1.0.9 • Published 3 years ago

patang v1.0.9

Weekly downloads
21
License
ISC
Repository
github
Last release
3 years ago

Patang

Easy plug-in module for extracting product details for e-commerce websites like Flipkart and Amazon in an easy-to-read JSON format. It extends two implementations - with Puppeteer and DOM String.

Who Should Use This?

This module would come in handy if one is building for some kind of a scraping operation and needs to evaluate product details. It takes care of the logic for extracting product details.

Supported Platforms

Setup

Install the package in your Node.js application

npm i --save patang

You can go ahead and require it wherever you need to use it.

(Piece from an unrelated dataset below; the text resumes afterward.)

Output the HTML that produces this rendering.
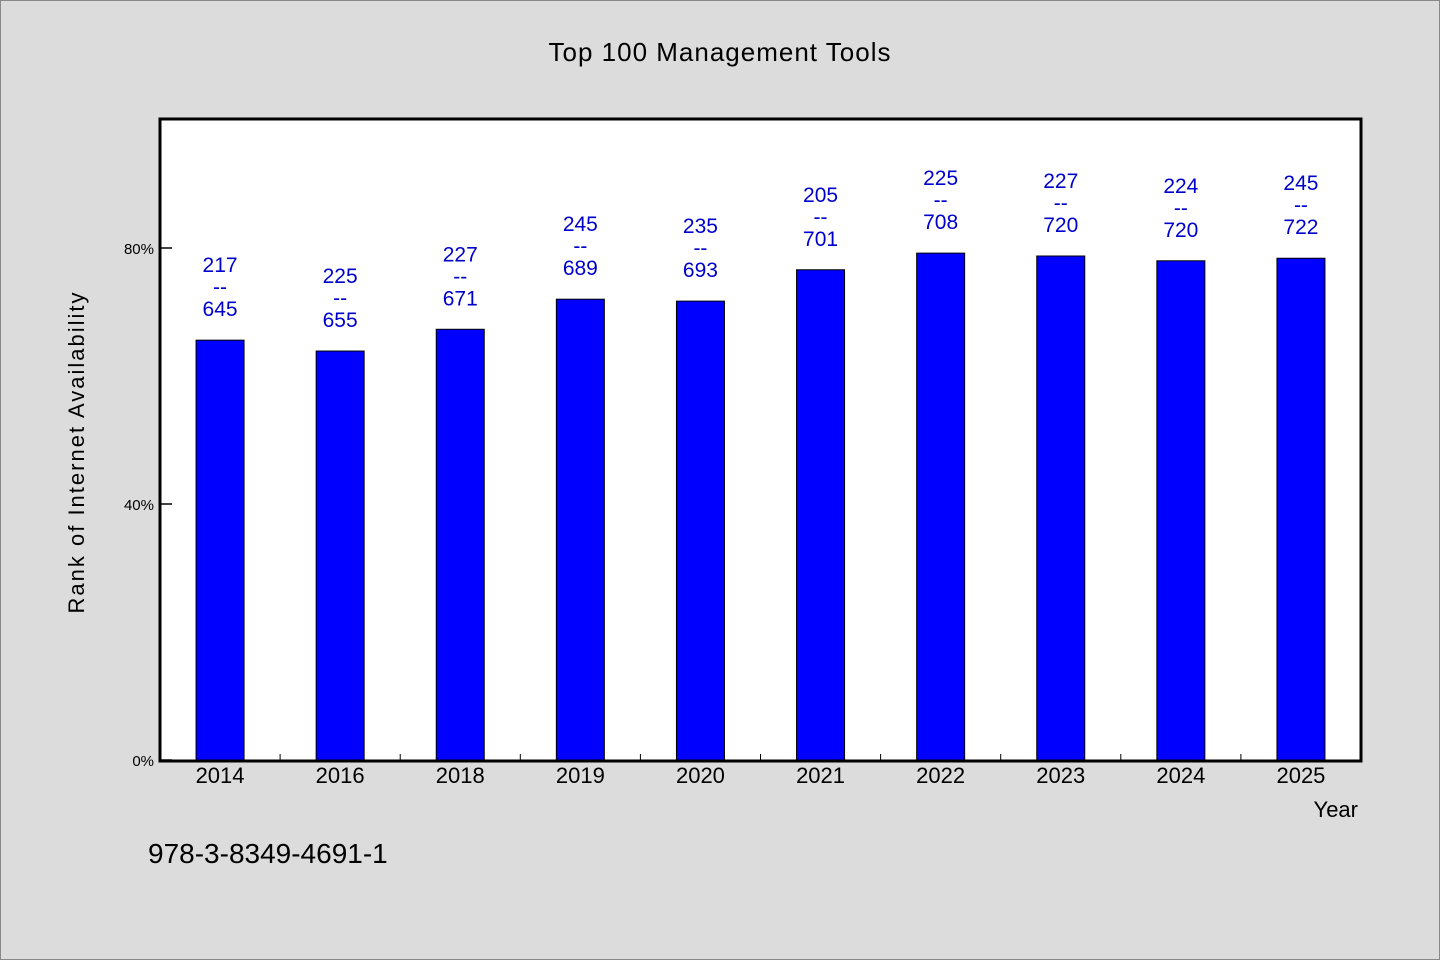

// sample file: ./index.js
const patang = require('patang');

Usages - Examples

There are two ways to utilize the library

With DOM String

The evaluateProductDetails function of the pageEvaluator module expects the HTML DOM string and one of the supported platform name as parameter.

const axios = require('axios');
const { domEvaluator } = require('patang');

// Flipkart
let exampleFlpktUrl = 'https://www.flipkart.com/boat-stone-grenade-5-w-portable-bluetooth-speaker/p/itm0f38c2f530da5?pid=ACCFDBFR9ZCZTDGJ&lid=LSTACCFDBFR9ZCZTDGJUKDA7E&marketplace=FLIPKART&srno=b_1_1&otracker=hp_omu_Top%2BOffers_5_3.dealCard.OMU_MG06BUMHI8DW_3&otracker1=hp_omu_PINNED_neo%2Fmerchandising_Top%2BOffers_NA_dealCard_cc_5_NA_view-all_3&fm=neo%2Fmerchandising&iid=78c6c4aa-ba59-437b-b973-e57a583ee1c7.ACCFDBFR9ZCZTDGJ.SEARCH&ppt=browse&ppn=browse&ssid=ca4ygt9n0g0000001608474631861';

axios.get(exampleFlpktUrl)
    .then((res) => {
        console.log('Flipkart Product Details')
        // printing the extracted details as an example
        // use the return value as you see apt for your use-case 
        console.log(domEvaluator.evaluateProductDetails(res.data, 'flipkart'));
    });

With Puppeteer

The evaluateProductDetails function of the domEvaluator module expects the platform name and the puppeteer page object to be made available.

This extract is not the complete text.